ABSTRACT

Trotsky’s letter to Frank Glass (Li Furen) in Shanghai is by way of a reply to Chen Duxiu’s letter to Trotsky (the second document in this selection) of November 3, 1938, which Glass had forwarded on Chen’s behalf on January 19, 1939. Trotsky had expressed worries about Chen’s physical security as early as 1937, and had become even more worried after April 1938, when Wang Ming and Kang Sheng started up a campaign in China to slander Chen as a “paid agent of Japan”. He was therefore keen to get Chen to America, where he would be both safe and able (so Trotsky hoped) to play the same role in the Fourth International as the Japanese Katayama Sen had played in the Third.
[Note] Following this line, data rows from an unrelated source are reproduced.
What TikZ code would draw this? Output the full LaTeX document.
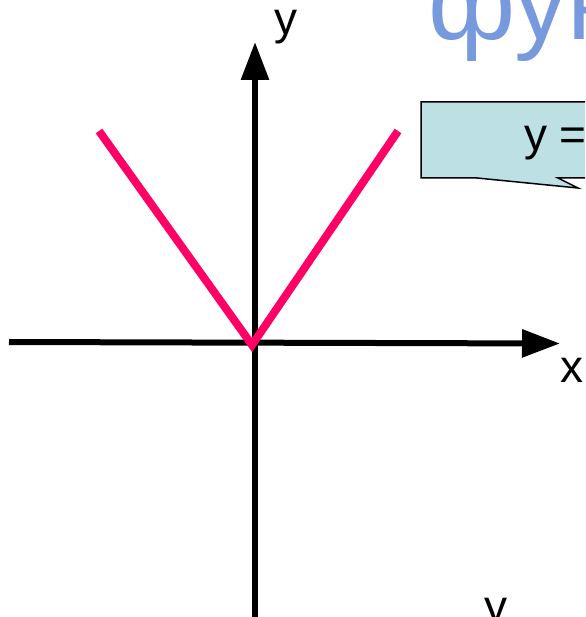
\documentclass[tikz,border=0pt]{standalone}
\usepackage{fontspec}
\setmainfont{Liberation Sans}
\usetikzlibrary{arrows.meta}
\definecolor{vpink}{RGB}{255,0,102}
\definecolor{titleblue}{RGB}{119,153,221}
\definecolor{calloutfill}{RGB}{188,224,228}
\begin{document}
\begin{tikzpicture}[x=1pt,y=-1pt,
  axis/.style={line width=6pt,-{Triangle[length=38pt,width=27pt]}},
  vline/.style={vpink,line width=8pt},
  lbl/.style={inner sep=0pt,anchor=base,font=\fontsize{46}{50}\selectfont}]
\useasboundingbox (0,0) rectangle (585,617);
\clip (0,0) rectangle (585,617);
% title (cut off)
\node[anchor=base west,inner sep=0pt,text=titleblue,font=\fontsize{106}{110}\selectfont] (title) at (428,40) {фун};
% callout
\draw[fill=calloutfill,line width=1.5pt] (421,102) -- (600,102) -- (600,178) -- (558,178) -- (578,188) -- (477,178) -- (421,178) -- cycle;
\node[lbl,anchor=base west] (eq) at (524,151) {y =};
% axes
\coordinate (xl) at (9,342);
\coordinate (xr) at (560,343.5);
\coordinate (yb) at (255,625);
\coordinate (yt) at (255,42);
\draw[axis] (xl) -- (xr);
\draw[axis] (yb) -- (yt);
\node[lbl] (xlab) at (572,382) {x};
\node[lbl] (ylab) at (285.5,35) {y};
\node[lbl] (ylab2) at (496,622) {y};
% |x|
\coordinate (vl) at (99,131);
\coordinate (vo) at (252,345);
\coordinate (vr) at (398,131);
\draw[vline] (vl) -- (vo) -- (vr);
\end{tikzpicture}
\end{document}
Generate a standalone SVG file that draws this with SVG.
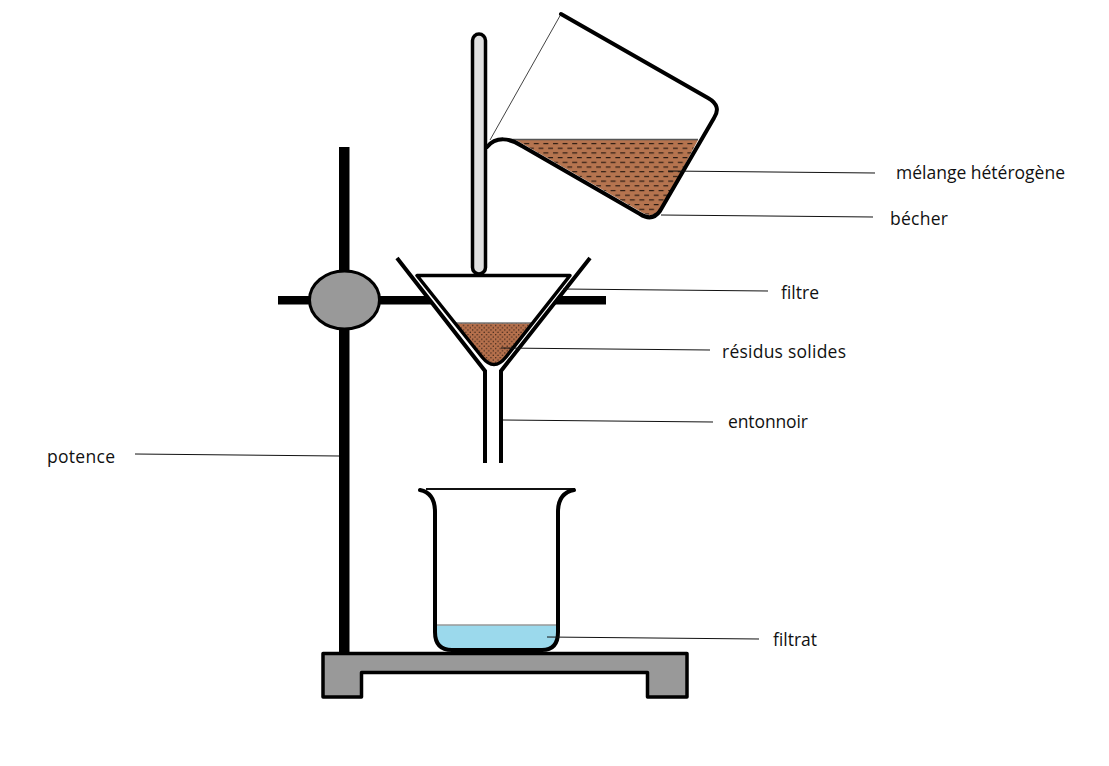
<svg xmlns="http://www.w3.org/2000/svg" width="1109" height="766" viewBox="0 0 1109 766">
<style>
.o{fill:none;stroke:#000;stroke-width:4;stroke-linejoin:round;stroke-linecap:round}
.f{fill:none;stroke:#000;stroke-width:4;stroke-linejoin:miter;stroke-linecap:butt}
.l{fill:none;stroke:#111;stroke-width:1}
.t{font-family:"Open Sans","Noto Sans","Liberation Sans",sans-serif;font-size:17.500px;fill:#111}
</style>
<defs>
<pattern id="dash" width="9.600" height="9.400" patternUnits="userSpaceOnUse" patternTransform="translate(600 142)">
<rect width="9.600" height="9.400" fill="#b5744f"/>
<path d="M1 1.500h5M5.800 6.200h3.800M0 6.200h1" stroke="#2a1a12" stroke-width="1.200"/>
</pattern>
<pattern id="dots" width="4.600" height="4.600" patternUnits="userSpaceOnUse">
<rect width="4.600" height="4.600" fill="#b5704c"/>
<circle cx="1.150" cy="1.150" r="0.700" fill="#2a1a12"/><circle cx="3.450" cy="3.450" r="0.700" fill="#2a1a12"/>
</pattern>
</defs>
<rect width="1109" height="766" fill="#fff"/>
<g id="potence">
<rect x="339" y="147" width="10.500" height="506" fill="#000"/>
<rect x="278" y="296" width="328" height="8.500" fill="#000"/>
<ellipse cx="344.500" cy="300" rx="35" ry="29" fill="#999" stroke="#000" stroke-width="3"/>
<path d="M323 653.500H687V697H647.500V672.500H361.500V697H323Z" fill="#999" stroke="#000" stroke-width="3.500" stroke-linejoin="round"/>
</g>
<g id="entonnoir">
<path d="M397 258L485 371H501L590 258Z" fill="#fff"/>
<path d="M397 258L485 371V463" class="f"/>
<path d="M590 258L501 371V463" class="f"/>
</g>
<g id="filtre">
<path d="M455 323H533L506 357Q494 372 482 357Z" fill="url(#dots)"/>
<path d="M455 323H533" stroke="#777" stroke-width="1.500"/>
<path d="M417 275.500H570L506 357Q494 372 482 357Z" class="o" style="stroke-width:3.500"/>
</g>
<g id="agitateur">
<rect x="472.500" y="34" width="13" height="240" rx="6.500" fill="#e0e0e0" stroke="#000" stroke-width="3.500"/>
</g>
<g id="becher-verse">
<path d="M516 140H698L664 204Q656 220 643 213Z" fill="url(#dash)"/>
<path d="M497 139.500H698" stroke="#555" stroke-width="1.500"/>
<path d="M561 14L490 140" fill="none" stroke="#444" stroke-width="1"/>
<path d="M561 14L708 98Q722 106 714 118L660 211Q652 222 640 214L522 146C510 138 496 136 487 147" class="o"/>
</g>
<g id="becher">
<path d="M436 625H558V634Q558 650 542 650H451Q436 650 436 634Z" fill="#9bd9ec"/>
<path d="M436 625H558" stroke="#999" stroke-width="1.500"/>
<path d="M426 489H575" fill="none" stroke="#111" stroke-width="1.800"/>
<path d="M420 490Q435 493 435 512V632Q435 650 452 650H542Q558 650 558 632V512Q558 493 574 490" class="o"/>
</g>
<g id="connecteurs">
<path class="l" d="M135 454L339 456"/>
<path class="l" d="M668 171L875 173"/>
<path class="l" d="M661 215L873 217"/>
<path class="l" d="M563 289L768 291"/>
<path class="l" d="M501 348L710 350"/>
<path class="l" d="M503 420L713 422"/>
<path class="l" d="M547 637L759 639"/>
</g>
<g id="labels">
<text class="t" x="47" y="463" textLength="68">potence</text>
<text class="t" x="896" y="179" textLength="169">mélange hétérogène</text>
<text class="t" x="890" y="225" textLength="58">bécher</text>
<text class="t" x="781" y="299" textLength="38">filtre</text>
<text class="t" x="722" y="358" textLength="124">résidus solides</text>
<text class="t" x="728" y="428" textLength="80">entonnoir</text>
<text class="t" x="773" y="646" textLength="44">filtrat</text>
</g>
</svg>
In a letter accompanying Chen’s, Glass, commenting on Trotsky’s efforts to persuade Chen to seek sanctuary in the United States, had said that Chen “does not believe as Crux [Trotsky] did that he is in imminent personal danger from the Stalinists or the Kuomintang [Guomindang]” (since, as he says, the numbers and present influence of the Fourth Internationalists in China “are not such as to invite strong attack”. 17 According to one source, Chen did not rule out a sojourn in the United States, and even tried to obtain a passport; he desisted only because his health deteriorated and, moreover, because it soon became clear to him that the Guomindang would under no circumstances let him leave China. 18 But Wang Fanxi, Chen’s collaborator and correspondent in those years, believes this assertion to be untrue. Trotsky died in Mexico, at the hands of an assassin, on August 20, 1940.